Alan Lewis: I only feel that the color of a character's skin should be important if it is a factor in the story.
For example, in my Black Wolf stories, the lead character is a black man, living in 1930's South Carolina. He lives in a predominantly black neighborhood and is always dealing with racist attitudes when he ventures into the white parts of town. He dates a young white woman, which was very taboo in those days. All these factors come into play in the stories, telling the daily struggles with racism while the man is simply trying to do his job.
Now take away the prejudice and time period and drop him into a contemporary setting, and those issues of race are greatly reduced. Therefore, the color of his skin isn’t an issue and doesn’t need to be made part of the story.
Van Allen Plexico: I will admit I do feel a responsibility to make the casts of my stories at least somewhat diverse in terms of race and gender, rather than monochrome and all guys. I don't do this out of any sense of trying to be "PC", but because it makes the story more interesting and more appealing to more people, and it's more logical in a world of diverse people, particularly one set in the future. The fact that it is the right thing to do is only a happy side effect.
To convey this, I try to provide as many cues as reasonably possible (short of doing any harm to the narrative) to make the characters "visible" in the minds of the readers as close to how I've imagined them as possible.
As a made-up example:
Hawk drew off his glove and stared down at his olive-skinned hand, flexing it carefully.

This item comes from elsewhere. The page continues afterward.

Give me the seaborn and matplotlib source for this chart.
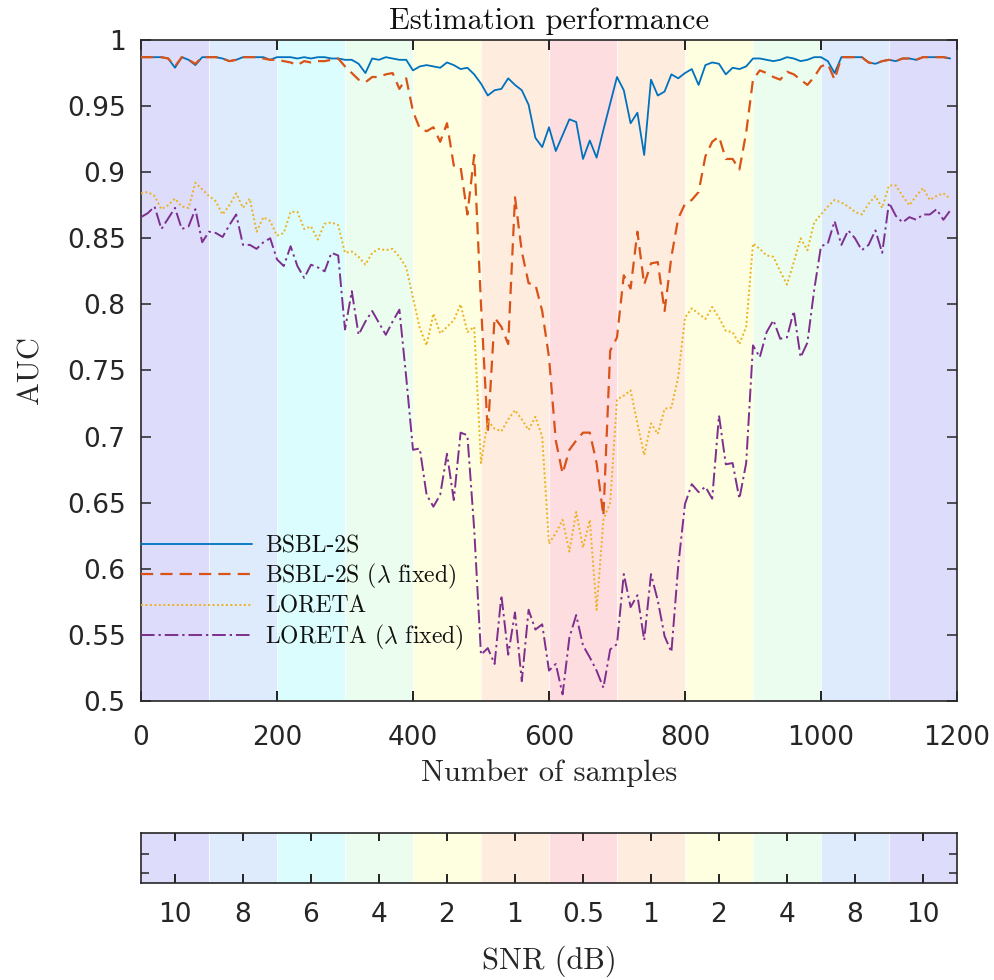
import numpy as np
import pandas as pd
import matplotlib
matplotlib.use("Agg")
import matplotlib.pyplot as plt
import matplotlib.transforms as mtransforms
from matplotlib.lines import Line2D
import seaborn as sns

# ---- data -------------------------------------------------------------
samples = np.arange(0, 1200, 10)

bsbl = [
    0.987, 0.987, 0.987, 0.987, 0.986, 0.979, 0.987, 0.985, 0.981, 0.987,
    0.987, 0.987, 0.986, 0.984, 0.985, 0.987, 0.987, 0.987, 0.987, 0.985,
    0.987, 0.987, 0.987, 0.986, 0.987, 0.986, 0.987, 0.987, 0.986, 0.986,
    0.985, 0.985, 0.982, 0.975, 0.986, 0.985, 0.987, 0.986, 0.985, 0.985,
    0.977, 0.980, 0.981, 0.980, 0.979, 0.983, 0.981, 0.978, 0.979, 0.974,
    0.967, 0.958, 0.962, 0.963, 0.971, 0.966, 0.962, 0.951, 0.926, 0.919,
    0.934, 0.916, 0.928, 0.940, 0.938, 0.910, 0.924, 0.911, 0.932, 0.952,
    0.972, 0.962, 0.937, 0.945, 0.913, 0.970, 0.958, 0.961, 0.974, 0.971,
    0.975, 0.978, 0.966, 0.981, 0.983, 0.982, 0.974, 0.979, 0.978, 0.980,
    0.986, 0.986, 0.985, 0.984, 0.985, 0.987, 0.986, 0.984, 0.985, 0.987,
    0.987, 0.984, 0.975, 0.987, 0.987, 0.987, 0.987, 0.983, 0.982, 0.984,
    0.985, 0.984, 0.986, 0.986, 0.985, 0.987, 0.987, 0.987, 0.987, 0.986,
]

bsbl_fixed = [
    0.987, 0.987, 0.987, 0.987, 0.986, 0.980, 0.987, 0.985, 0.982, 0.987,
    0.987, 0.987, 0.986, 0.984, 0.985, 0.987, 0.987, 0.987, 0.986, 0.985,
    0.985, 0.984, 0.983, 0.981, 0.984, 0.983, 0.984, 0.984, 0.985, 0.986,
    0.980, 0.975, 0.970, 0.968, 0.972, 0.972, 0.974, 0.975, 0.963, 0.971,
    0.946, 0.933, 0.931, 0.934, 0.923, 0.937, 0.905, 0.904, 0.868, 0.913,
    0.800, 0.703, 0.790, 0.783, 0.770, 0.881, 0.840, 0.816, 0.815, 0.795,
    0.760, 0.697, 0.672, 0.690, 0.697, 0.703, 0.703, 0.680, 0.640, 0.765,
    0.775, 0.822, 0.812, 0.855, 0.815, 0.831, 0.832, 0.795, 0.836, 0.865,
    0.876, 0.879, 0.885, 0.912, 0.923, 0.927, 0.910, 0.910, 0.902, 0.930,
    0.970, 0.977, 0.975, 0.972, 0.970, 0.976, 0.974, 0.970, 0.966, 0.972,
    0.980, 0.982, 0.970, 0.987, 0.987, 0.987, 0.987, 0.983, 0.982, 0.984,
    0.985, 0.984, 0.986, 0.986, 0.985, 0.987, 0.987, 0.987, 0.987, 0.986,
]

loreta = [
    0.884, 0.885, 0.882, 0.872, 0.875, 0.880, 0.874, 0.873, 0.892, 0.887,
    0.882, 0.878, 0.868, 0.875, 0.884, 0.873, 0.880, 0.855, 0.866, 0.863,
    0.852, 0.854, 0.870, 0.870, 0.857, 0.859, 0.849, 0.861, 0.862, 0.860,
    0.839, 0.840, 0.836, 0.830, 0.839, 0.842, 0.841, 0.842, 0.836, 0.828,
    0.805, 0.782, 0.769, 0.793, 0.778, 0.783, 0.788, 0.800, 0.779, 0.783,
    0.680, 0.712, 0.706, 0.704, 0.713, 0.720, 0.713, 0.705, 0.715, 0.700,
    0.619, 0.627, 0.637, 0.613, 0.643, 0.616, 0.637, 0.569, 0.637, 0.650,
    0.728, 0.731, 0.735, 0.710, 0.686, 0.710, 0.702, 0.721, 0.722, 0.745,
    0.790, 0.797, 0.793, 0.789, 0.798, 0.790, 0.780, 0.779, 0.770, 0.783,
    0.846, 0.842, 0.837, 0.836, 0.825, 0.815, 0.832, 0.850, 0.841, 0.862,
    0.868, 0.874, 0.879, 0.877, 0.874, 0.870, 0.868, 0.876, 0.882, 0.873,
    0.890, 0.890, 0.882, 0.875, 0.882, 0.888, 0.879, 0.882, 0.884, 0.880,
]

loreta_fixed = [
    0.866, 0.869, 0.874, 0.857, 0.865, 0.873, 0.857, 0.859, 0.872, 0.847,
    0.855, 0.854, 0.851, 0.860, 0.868, 0.845, 0.845, 0.842, 0.847, 0.850,
    0.834, 0.829, 0.844, 0.829, 0.820, 0.830, 0.828, 0.825, 0.839, 0.837,
    0.781, 0.810, 0.777, 0.787, 0.795, 0.786, 0.777, 0.787, 0.796, 0.745,
    0.690, 0.691, 0.656, 0.647, 0.656, 0.687, 0.652, 0.703, 0.701, 0.630,
    0.535, 0.540, 0.528, 0.580, 0.535, 0.567, 0.515, 0.569, 0.554, 0.558,
    0.523, 0.528, 0.505, 0.548, 0.565, 0.542, 0.533, 0.523, 0.510, 0.539,
    0.543, 0.596, 0.571, 0.580, 0.546, 0.596, 0.576, 0.549, 0.537, 0.602,
    0.649, 0.664, 0.658, 0.662, 0.653, 0.716, 0.679, 0.680, 0.653, 0.680,
    0.769, 0.760, 0.779, 0.788, 0.774, 0.775, 0.795, 0.760, 0.771, 0.811,
    0.844, 0.846, 0.863, 0.845, 0.856, 0.850, 0.841, 0.845, 0.856, 0.839,
    0.877, 0.867, 0.862, 0.866, 0.864, 0.868, 0.868, 0.872, 0.864, 0.871,
]

method_names = ["BSBL-2S", r"BSBL-2S ($\lambda$ fixed)", "LORETA", r"LORETA ($\lambda$ fixed)"]
method_colors = ["#0072BD", "#D95319", "#EDB120", "#7E2F8E"]

# SNR schedule: one band per 100 samples
band_edges = [0, 100, 200, 300, 400, 500, 600, 700, 800, 900, 1000, 1100, 1200]
snr_labels = ["10", "8", "6", "4", "2", "1", "0.5", "1", "2", "4", "8", "10"]
snr_colors = {
    "10": "#dddcfb", "8": "#ddebfd", "6": "#dcfdfd", "4": "#ebfdee",
    "2": "#fefee0", "1": "#feecdf", "0.5": "#fedde1",
}
x_ticks = [0, 200, 400, 600, 800, 1000, 1200]

# ---- style ------------------------------------------------------------
edge = "#262626"
sns.set_theme(style="white")
plt.rcParams.update({
    "font.family": ["DejaVu Sans"],
    "mathtext.fontset": "cm",
    "axes.axisbelow": False,
    "xtick.bottom": True, "xtick.top": True,
    "ytick.left": True, "ytick.right": True,
    "xtick.direction": "in", "ytick.direction": "in",
    "xtick.major.size": 7, "ytick.major.size": 7,
    "xtick.major.width": 1.1, "ytick.major.width": 1.1,
    "xtick.color": edge, "ytick.color": edge,
})
serif = ["cmr10", "DejaVu Serif"]

fig = plt.figure(figsize=(9.95, 9.8), dpi=100)
ax = fig.add_axes([0.1417, 0.2847, 0.8201, 0.6745])
cax = fig.add_axes([0.1417, 0.0990, 0.8201, 0.0510])

# SNR bands behind the curves
for i, lab in enumerate(snr_labels):
    ax.axvspan(band_edges[i], band_edges[i + 1], color=snr_colors[lab], lw=0, zorder=-2)
    cax.axvspan(i, i + 1, color=snr_colors[lab], lw=0, zorder=-2)
for e in band_edges[1:-1]:
    ax.axvline(e, color="white", lw=0.8, alpha=0.7, zorder=-1)
for i in range(1, len(snr_labels)):
    cax.axvline(i, color="white", lw=0.8, alpha=0.7, zorder=-1)

# curves
df = pd.DataFrame({
    "samples": np.tile(samples, 4),
    "AUC": np.concatenate([bsbl, bsbl_fixed, loreta, loreta_fixed]),
    "method": np.repeat(method_names, len(samples)),
})
dash_map = {
    method_names[0]: "",
    method_names[1]: (5.5, 3.2),
    method_names[2]: (1.0, 1.3),
    method_names[3]: (7.0, 2.0, 1.2, 2.0),
}
width_map = {method_names[0]: 1.3, method_names[1]: 1.6,
             method_names[2]: 1.4, method_names[3]: 1.4}
curve_handles = []
for name, col in zip(method_names, method_colors):
    sub = df[df["method"] == name]
    sns.lineplot(data=sub, x="samples", y="AUC", color=col, ax=ax,
                 lw=width_map[name], label=name, zorder=3)
    line = ax.lines[-1]
    if dash_map[name]:
        line.set_dashes(dash_map[name])
    curve_handles.append(line)

ax.set_xlim(0, 1200)
ax.set_ylim(0.5, 1.0)
ax.set_xticks(x_ticks)
yt = np.round(np.arange(0.5, 1.0001, 0.05), 2)
ax.set_yticks(yt)
ax.set_yticklabels([f"{v:g}" for v in yt])
ax.tick_params(direction="in", length=7, width=1.1, color=edge,
               bottom=True, left=True, top=True, right=True,
               labelsize=19, labelcolor="#262626")
ax.tick_params(axis="x", pad=17)
ax.tick_params(axis="y", pad=11)
ax.xaxis.set_zorder(5)
ax.yaxis.set_zorder(5)
for s in ax.spines.values():
    s.set_color(edge)
    s.set_linewidth(1.2)
ax.set_xlabel("Number of samples", fontsize=22, family=serif, labelpad=6, color="#262626")
ax.set_ylabel("AUC", fontsize=22, family=serif, labelpad=16, color="#262626")
ax.set_title("Estimation performance", fontsize=22, family=serif, pad=8, color="#111111")

leg = ax.legend(handles=curve_handles, labels=method_names,
                loc="upper left", bbox_to_anchor=(0.0, 0.251), frameon=False,
                handlelength=4.7, handletextpad=0.55, borderpad=0, borderaxespad=0,
                labelspacing=0.2, prop={"family": serif, "size": 17})
for t in leg.get_texts():
    t.set_color("#111111")

# SNR strip
cax.set_xlim(0, 12)
cax.set_ylim(0, 1)
cax.set_xticks(np.arange(12) + 0.5)
cax.set_xticklabels(snr_labels)
cax.set_yticks([0.2, 0.58])
cax.set_yticklabels([])
cax.tick_params(direction="in", length=6, width=1.1, color=edge,
                bottom=True, left=True, top=True, right=True,
                labelsize=19, labelcolor="#262626")
cax.tick_params(axis="x", pad=14)
cax.xaxis.set_zorder(5)
cax.yaxis.set_zorder(5)
for s in cax.spines.values():
    s.set_color(edge)
    s.set_linewidth(1.2)
cax.set_xlabel("SNR (dB)", fontsize=22, family=serif, labelpad=12, color="#262626")
cax.set_ylabel("")

# inward x tick marks, drawn at figure level on top of both panels
main_tr = mtransforms.blended_transform_factory(ax.transData, ax.transAxes)
for xt in x_ticks[1:-1]:
    for y0, y1 in ((0.0, 0.0147), (1 - 0.0147, 1.0)):
        fig.add_artist(Line2D([xt, xt], [y0, y1], transform=main_tr, color=edge,
                              lw=1.4, solid_capstyle="butt", zorder=10))
strip_tr = mtransforms.blended_transform_factory(cax.transData, cax.transAxes)
for xc in cax.get_xticks():
    for y0, y1 in ((0.0, 0.17), (0.83, 1.0)):
        fig.add_artist(Line2D([xc, xc], [y0, y1], transform=strip_tr, color=edge,
                              lw=1.4, solid_capstyle="butt", zorder=10))

fig.savefig("out.png", dpi=100, facecolor="white")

Hawk glanced over at Falcon, then ran his hand back through his thick, black hair.
I generally follow Roger Zelazny's rule that you should provide no more than three outright physical descriptions of a character when you introduce him or her (more than that and they get fuzzy in the reader's mind, rather than clearer), and then fill in any remaining visual blanks during the course of the narrative or dialogue later, as needed, as you go.